DIRECTIONS. Please give the entries again in full and exactly, without any picture.

————————

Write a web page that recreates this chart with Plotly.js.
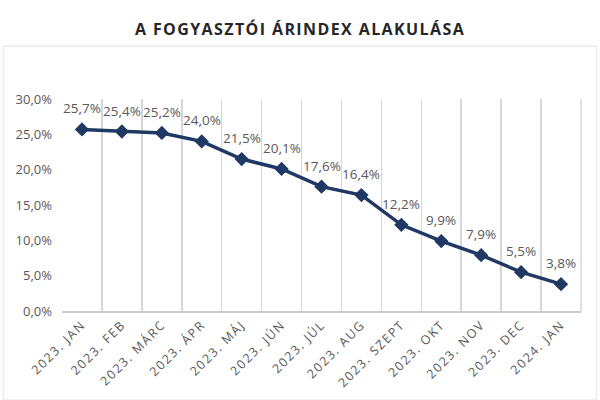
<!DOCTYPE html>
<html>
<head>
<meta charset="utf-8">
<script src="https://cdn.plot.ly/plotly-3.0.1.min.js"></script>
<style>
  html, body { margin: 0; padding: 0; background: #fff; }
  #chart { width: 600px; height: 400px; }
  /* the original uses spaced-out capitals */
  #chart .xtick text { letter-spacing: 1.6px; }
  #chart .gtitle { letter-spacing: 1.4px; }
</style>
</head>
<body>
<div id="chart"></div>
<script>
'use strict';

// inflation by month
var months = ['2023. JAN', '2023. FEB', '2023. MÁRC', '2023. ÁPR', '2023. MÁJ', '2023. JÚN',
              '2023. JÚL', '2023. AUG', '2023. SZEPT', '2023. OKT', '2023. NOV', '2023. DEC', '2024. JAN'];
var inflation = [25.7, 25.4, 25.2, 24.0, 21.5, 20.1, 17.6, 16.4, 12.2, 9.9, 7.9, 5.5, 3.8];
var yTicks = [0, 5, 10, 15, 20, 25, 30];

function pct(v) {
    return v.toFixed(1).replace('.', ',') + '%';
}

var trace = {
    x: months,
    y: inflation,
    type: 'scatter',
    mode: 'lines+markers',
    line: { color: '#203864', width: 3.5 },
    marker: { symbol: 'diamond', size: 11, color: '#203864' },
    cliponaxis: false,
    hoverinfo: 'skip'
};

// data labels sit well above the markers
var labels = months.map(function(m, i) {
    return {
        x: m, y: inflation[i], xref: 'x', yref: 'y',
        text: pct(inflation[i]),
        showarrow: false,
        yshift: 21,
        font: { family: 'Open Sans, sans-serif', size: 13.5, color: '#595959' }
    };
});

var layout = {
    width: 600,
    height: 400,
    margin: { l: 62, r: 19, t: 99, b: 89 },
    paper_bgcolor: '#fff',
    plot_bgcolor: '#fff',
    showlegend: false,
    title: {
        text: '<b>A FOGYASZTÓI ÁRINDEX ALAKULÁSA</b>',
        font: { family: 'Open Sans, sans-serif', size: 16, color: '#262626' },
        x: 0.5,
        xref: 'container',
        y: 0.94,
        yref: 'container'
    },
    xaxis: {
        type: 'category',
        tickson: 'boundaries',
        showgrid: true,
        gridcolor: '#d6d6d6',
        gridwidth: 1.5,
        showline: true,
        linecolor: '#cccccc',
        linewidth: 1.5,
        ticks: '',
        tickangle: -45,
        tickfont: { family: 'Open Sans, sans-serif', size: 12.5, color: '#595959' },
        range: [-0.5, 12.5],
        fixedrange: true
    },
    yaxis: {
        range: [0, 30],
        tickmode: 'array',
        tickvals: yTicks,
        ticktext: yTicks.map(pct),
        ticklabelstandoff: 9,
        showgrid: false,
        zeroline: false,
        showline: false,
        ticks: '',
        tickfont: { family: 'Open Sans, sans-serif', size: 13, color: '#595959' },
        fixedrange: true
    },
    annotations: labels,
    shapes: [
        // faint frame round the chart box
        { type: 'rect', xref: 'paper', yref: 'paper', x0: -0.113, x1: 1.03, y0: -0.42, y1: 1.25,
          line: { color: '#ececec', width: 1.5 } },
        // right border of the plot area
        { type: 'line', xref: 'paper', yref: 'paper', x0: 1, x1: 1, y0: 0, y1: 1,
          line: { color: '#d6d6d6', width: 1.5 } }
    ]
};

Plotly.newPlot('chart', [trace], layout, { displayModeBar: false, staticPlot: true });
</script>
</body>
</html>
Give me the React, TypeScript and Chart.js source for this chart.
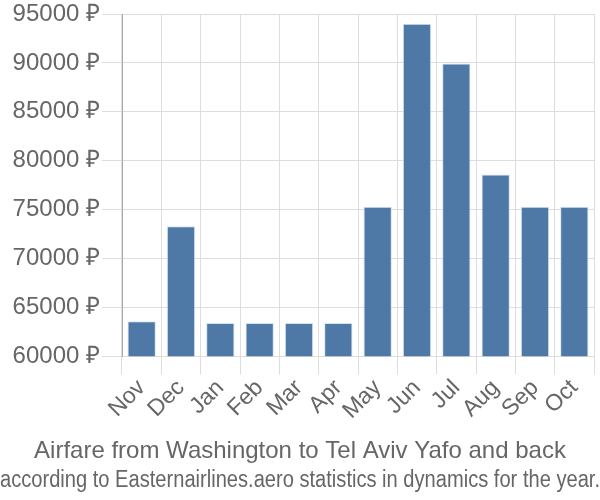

————————

CORRECT RESPONSE.
Write a web page that recreates this chart with Plotly.js.
<!DOCTYPE html>
<html>
<head>
<meta charset="utf-8">
<script src="https://cdn.plot.ly/plotly-3.0.1.min.js"></script>
<style>
  html, body { margin: 0; padding: 0; background: #fff; }
  #chart { width: 600px; height: 400px; }
  /* the original uses spaced-out capitals */
  #chart .xtick text { letter-spacing: 1.6px; }
  #chart .gtitle { letter-spacing: 1.4px; }
</style>
</head>
<body>
<div id="chart"></div>
<script>
'use strict';

// inflation by month
var months = ['2023. JAN', '2023. FEB', '2023. MÁRC', '2023. ÁPR', '2023. MÁJ', '2023. JÚN',
              '2023. JÚL', '2023. AUG', '2023. SZEPT', '2023. OKT', '2023. NOV', '2023. DEC', '2024. JAN'];
var inflation = [25.7, 25.4, 25.2, 24.0, 21.5, 20.1, 17.6, 16.4, 12.2, 9.9, 7.9, 5.5, 3.8];
var yTicks = [0, 5, 10, 15, 20, 25, 30];

function pct(v) {
    return v.toFixed(1).replace('.', ',') + '%';
}

var trace = {
    x: months,
    y: inflation,
    type: 'scatter',
    mode: 'lines+markers',
    line: { color: '#203864', width: 3.5 },
    marker: { symbol: 'diamond', size: 11, color: '#203864' },
    cliponaxis: false,
    hoverinfo: 'skip'
};

// data labels sit well above the markers
var labels = months.map(function(m, i) {
    return {
        x: m, y: inflation[i], xref: 'x', yref: 'y',
        text: pct(inflation[i]),
        showarrow: false,
        yshift: 21,
        font: { family: 'Open Sans, sans-serif', size: 13.5, color: '#595959' }
    };
});

var layout = {
    width: 600,
    height: 400,
    margin: { l: 62, r: 19, t: 99, b: 89 },
    paper_bgcolor: '#fff',
    plot_bgcolor: '#fff',
    showlegend: false,
    title: {
        text: '<b>A FOGYASZTÓI ÁRINDEX ALAKULÁSA</b>',
        font: { family: 'Open Sans, sans-serif', size: 16, color: '#262626' },
        x: 0.5,
        xref: 'container',
        y: 0.94,
        yref: 'container'
    },
    xaxis: {
        type: 'category',
        tickson: 'boundaries',
        showgrid: true,
        gridcolor: '#d6d6d6',
        gridwidth: 1.5,
        showline: true,
        linecolor: '#cccccc',
        linewidth: 1.5,
        ticks: '',
        tickangle: -45,
        tickfont: { family: 'Open Sans, sans-serif', size: 12.5, color: '#595959' },
        range: [-0.5, 12.5],
        fixedrange: true
    },
    yaxis: {
        range: [0, 30],
        tickmode: 'array',
        tickvals: yTicks,
        ticktext: yTicks.map(pct),
        ticklabelstandoff: 9,
        showgrid: false,
        zeroline: false,
        showline: false,
        ticks: '',
        tickfont: { family: 'Open Sans, sans-serif', size: 13, color: '#595959' },
        fixedrange: true
    },
    annotations: labels,
    shapes: [
        // faint frame round the chart box
        { type: 'rect', xref: 'paper', yref: 'paper', x0: -0.113, x1: 1.03, y0: -0.42, y1: 1.25,
          line: { color: '#ececec', width: 1.5 } },
        // right border of the plot area
        { type: 'line', xref: 'paper', yref: 'paper', x0: 1, x1: 1, y0: 0, y1: 1,
          line: { color: '#d6d6d6', width: 1.5 } }
    ]
};

Plotly.newPlot('chart', [trace], layout, { displayModeBar: false, staticPlot: true });
</script>
</body>
</html>
Give me the React, TypeScript and Chart.js source for this chart.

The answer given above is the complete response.